Using this locker with the default file-root.json config allowed for 10,000 simultaneous requests, seemingly fixing the issue. The only reason it's not more is because then I hit the lock expiration time.

I'm not exactly sure how robust and correct that locking code is, so I also looked into a different locking library. I tried out the async-mutex library, with which I created a similar locker. That one got up to 2,000 requests before hitting the expiration limit, but increasing the expiration allowed for more requests, unlike the current locker using async-lock.

So probably going to look into replacing the MemoryResourceLocker with a different implementation.
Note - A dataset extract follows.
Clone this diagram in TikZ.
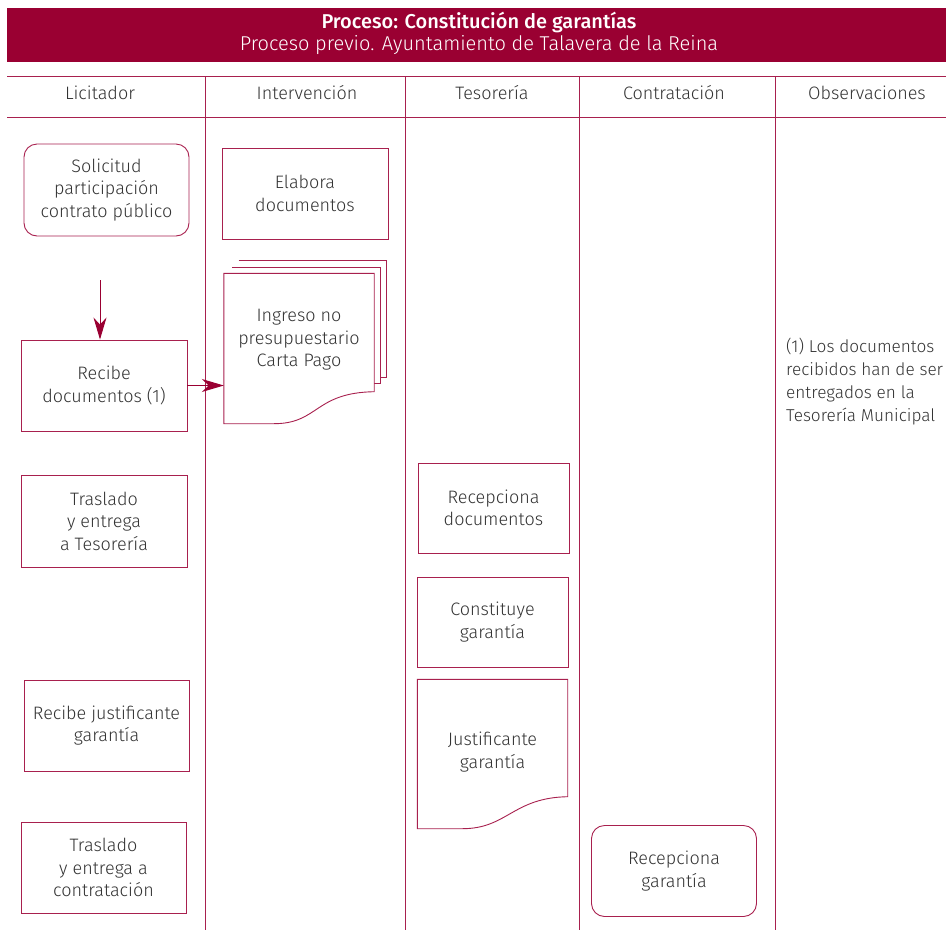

Note that all of this is only relevant when using the file or memory locker. None of this is relevant when using the Redis locker. So if you also have problems when using that one it would not be solved by this.

I also ran some tests using the redis locker just now. While it gave 401s for some requests due to the locker timing out, if you put the expiration high enough that these don't occur, the behaviour is similar to not having a locker at all. So while we should probably replace our memory locker, the redis locker can already support situations with more requests. So if you also have issues using that locker, and increasing the expiration, there is a different problem that can't be reproduced by just running a bunch of simultaneous requests.